#### EXERCISE
Leaving the pictures out, print the lines from the first line of the listing through the line containing "minimum height=101pt] (gclassb)", exactly as they read, and no others.

#### SOURCE DATA
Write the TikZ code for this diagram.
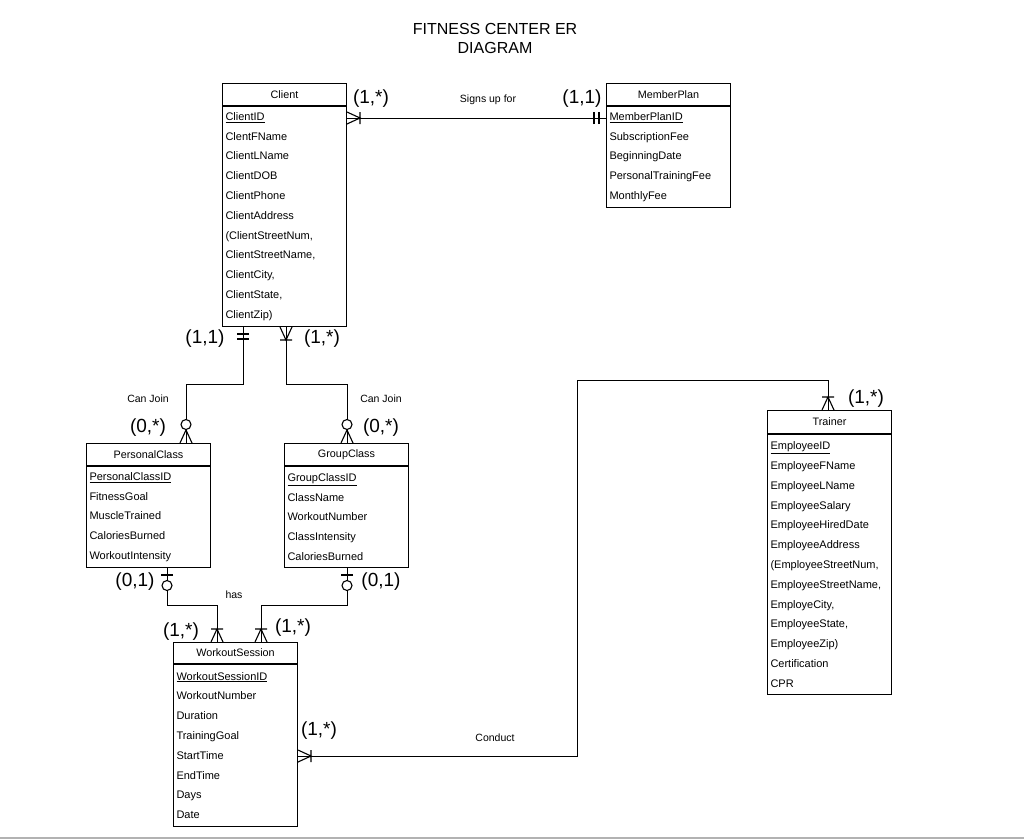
\documentclass[tikz,border=0pt]{standalone}
\usepackage{fontspec}
\setmainfont{Liberation Sans}
\usetikzlibrary{positioning}

\tikzset{
    enthead/.style={draw, line width=1pt, minimum width=124pt, minimum height=22pt, inner sep=0pt, anchor=north west, font=\fontsize{10.8}{12}\selectfont},
    entbody/.style={draw, line width=1pt, text width=118pt, align=left, inner sep=3pt, anchor=north west, font=\fontsize{11}{19.8}\selectfont},
    card/.style={font=\fontsize{19}{22}\selectfont},
    rel/.style={font=\fontsize{10.5}{12}\selectfont},
    % end marks, drawn from the entity edge outward along +x
    manybar/.pic={\draw[line width=1.1pt] (0,-6) -- (13,0) -- (0,6) (13,-6) -- (13,6);},
    oneone/.pic={\draw[line width=1.1pt] (7,-6) -- (7,6) (12,-6) -- (12,6);},
    zeromany/.pic={\draw[line width=1.1pt] (0,-6) -- (13,0) -- (0,6); \draw[line width=1.1pt, fill=white] (18.5,0) circle (5);},
    zeroone/.pic={\draw[line width=1.1pt] (7,-6) -- (7,6); \draw[line width=1.1pt, fill=white] (17.5,0) circle (5);}
}

\begin{document}
\begin{tikzpicture}[x=1pt,y=-1pt]
    \useasboundingbox (0,0) rectangle (1024,839);

    \node[align=center, font=\fontsize{16}{19}\selectfont] (title) at (495,38) {FITNESS CENTER ER\\DIAGRAM};

    % entities
    \node[enthead] (client) at (222,83) {Client};
    \node[entbody, minimum height=220pt] (clientb) at (client.south west) {\underline{ClientID}\\ClentFName\\ClientLName\\ClientDOB\\ClientPhone\\ClientAddress\\(ClientStreetNum,\\ClientStreetName,\\ClientCity,\\ClientState,\\ClientZip)};

    \node[enthead] (mplan) at (606,83) {MemberPlan};
    \node[entbody, minimum height=101pt] (mplanb) at (mplan.south west) {\underline{MemberPlanID}\\SubscriptionFee\\BeginningDate\\PersonalTrainingFee\\MonthlyFee};

    \node[enthead] (pclass) at (86,443) {PersonalClass};
    \node[entbody, minimum height=101pt] (pclassb) at (pclass.south west) {\underline{PersonalClassID}\\FitnessGoal\\MuscleTrained\\CaloriesBurned\\WorkoutIntensity};

    \node[enthead] (gclass) at (284,443) {GroupClass};
    \node[entbody, minimum height=101pt] (gclassb) at (gclass.south west) {\underline{GroupClassID}\\ClassName\\WorkoutNumber\\ClassIntensity\\CaloriesBurned};

    \node[enthead, minimum height=21pt] (wsess) at (173,642) {WorkoutSession};
    \node[entbody, minimum height=162pt] (wsessb) at (wsess.south west) {\underline{WorkoutSessionID}\\WorkoutNumber\\Duration\\TrainingGoal\\StartTime\\EndTime\\Days\\Date};

    \node[enthead, minimum height=23pt] (trainer) at (767,410) {Trainer};
    \node[entbody, minimum height=260pt] (trainerb) at (trainer.south west) {\underline{EmployeeID}\\EmployeeFName\\EmployeeLName\\EmployeeSalary\\EmployeeHiredDate\\EmployeeAddress\\(EmployeeStreetNum,\\EmployeeStreetName,\\EmployeCity,\\EmployeeState,\\EmployeeZip)\\Certification\\CPR};

    % connector ends
    \coordinate (sA) at ([yshift=-12pt]clientb.north east);
    \coordinate (eA) at (sA -| mplanb.west);
    \coordinate (sB) at ([xshift=21pt]clientb.south west);
    \coordinate (eB) at ([xshift=-25pt]pclass.north east);
    \coordinate (sC) at ([xshift=-61pt]clientb.south east);
    \coordinate (eC) at ([xshift=-62pt]gclass.north east);
    \coordinate (sD) at ([xshift=-44pt]pclassb.south east);
    \coordinate (eD) at ([xshift=44pt]wsess.north west);
    \coordinate (sE) at ([xshift=-62pt]gclassb.south east);
    \coordinate (eE) at ([xshift=-37pt]wsess.north east);
    \coordinate (sF) at ([yshift=-92pt]wsessb.north east);
    \coordinate (eF) at ([xshift=61pt]trainer.north west);

    % relationships
    \draw[line width=1pt] (sA) -- (eA);
    \draw[line width=1pt] (sB) -- ++(0,57) -| (eB);
    \draw[line width=1pt] (sC) -- ++(0,57) -| (eC);
    \draw[line width=1pt] (sD) -- ++(0,37) -| (eD);
    \draw[line width=1pt] (sE) -- ++(0,37) -| (eE);
    \draw[line width=1pt] (sF) -- ++(279,0) -- ++(0,-376) -| (eF);

    \pic at (sA) {manybar};
    \pic[rotate=180] at (eA) {oneone};
    \pic[rotate=-90] at (sB) {oneone};
    \pic[rotate=90] at (eB) {zeromany};
    \pic[rotate=-90] at (sC) {manybar};
    \pic[rotate=90] at (eC) {zeromany};
    \pic[rotate=-90] at (sD) {zeroone};
    \pic[rotate=90] at (eD) {manybar};
    \pic[rotate=-90] at (sE) {zeroone};
    \pic[rotate=90] at (eE) {manybar};
    \pic at (sF) {manybar};
    \pic[rotate=90] at (eF) {manybar};

    % labels
    \node[rel] (lsign) at (488,100) {Signs up for};
    \node[rel] (ljoin1) at (148,399) {Can Join};
    \node[rel] (ljoin2) at (381,399) {Can Join};
    \node[rel] (lhas) at (234,595) {has};
    \node[rel] (lcond) at (495,738) {Conduct};

    \node[card] (cA1) at (371,99) {(1,*)};
    \node[card] (cA2) at (582,99) {(1,1)};
    \node[card] (cB1) at (205,339) {(1,1)};
    \node[card] (cC1) at (322,339) {(1,*)};
    \node[card] (cB2) at (148,428) {(0,*)};
    \node[card] (cC2) at (381,428) {(0,*)};
    \node[card] (cD1) at (135,582) {(0,1)};
    \node[card] (cE1) at (381,582) {(0,1)};
    \node[card] (cD2) at (181,632) {(1,*)};
    \node[card] (cE2) at (293,628) {(1,*)};
    \node[card] (cF1) at (319,731) {(1,*)};
    \node[card] (cF2) at (866,399) {(1,*)};

    \draw[gray!60, line width=1.5pt] (0,838) -- (1024,838);
\end{tikzpicture}
\end{document}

#### FINISHED TASK
Write the TikZ code for this diagram.
\documentclass[tikz,border=0pt]{standalone}
\usepackage{fontspec}
\setmainfont{Liberation Sans}
\usetikzlibrary{positioning}

\tikzset{
    enthead/.style={draw, line width=1pt, minimum width=124pt, minimum height=22pt, inner sep=0pt, anchor=north west, font=\fontsize{10.8}{12}\selectfont},
    entbody/.style={draw, line width=1pt, text width=118pt, align=left, inner sep=3pt, anchor=north west, font=\fontsize{11}{19.8}\selectfont},
    card/.style={font=\fontsize{19}{22}\selectfont},
    rel/.style={font=\fontsize{10.5}{12}\selectfont},
    % end marks, drawn from the entity edge outward along +x
    manybar/.pic={\draw[line width=1.1pt] (0,-6) -- (13,0) -- (0,6) (13,-6) -- (13,6);},
    oneone/.pic={\draw[line width=1.1pt] (7,-6) -- (7,6) (12,-6) -- (12,6);},
    zeromany/.pic={\draw[line width=1.1pt] (0,-6) -- (13,0) -- (0,6); \draw[line width=1.1pt, fill=white] (18.5,0) circle (5);},
    zeroone/.pic={\draw[line width=1.1pt] (7,-6) -- (7,6); \draw[line width=1.1pt, fill=white] (17.5,0) circle (5);}
}

\begin{document}
\begin{tikzpicture}[x=1pt,y=-1pt]
    \useasboundingbox (0,0) rectangle (1024,839);

    \node[align=center, font=\fontsize{16}{19}\selectfont] (title) at (495,38) {FITNESS CENTER ER\\DIAGRAM};

    % entities
    \node[enthead] (client) at (222,83) {Client};
    \node[entbody, minimum height=220pt] (clientb) at (client.south west) {\underline{ClientID}\\ClentFName\\ClientLName\\ClientDOB\\ClientPhone\\ClientAddress\\(ClientStreetNum,\\ClientStreetName,\\ClientCity,\\ClientState,\\ClientZip)};

    \node[enthead] (mplan) at (606,83) {MemberPlan};
    \node[entbody, minimum height=101pt] (mplanb) at (mplan.south west) {\underline{MemberPlanID}\\SubscriptionFee\\BeginningDate\\PersonalTrainingFee\\MonthlyFee};

    \node[enthead] (pclass) at (86,443) {PersonalClass};
    \node[entbody, minimum height=101pt] (pclassb) at (pclass.south west) {\underline{PersonalClassID}\\FitnessGoal\\MuscleTrained\\CaloriesBurned\\WorkoutIntensity};

    \node[enthead] (gclass) at (284,443) {GroupClass};
    \node[entbody, minimum height=101pt] (gclassb) at (gclass.south west) {\underline{GroupClassID}\\ClassName\\WorkoutNumber\\ClassIntensity\\CaloriesBurned};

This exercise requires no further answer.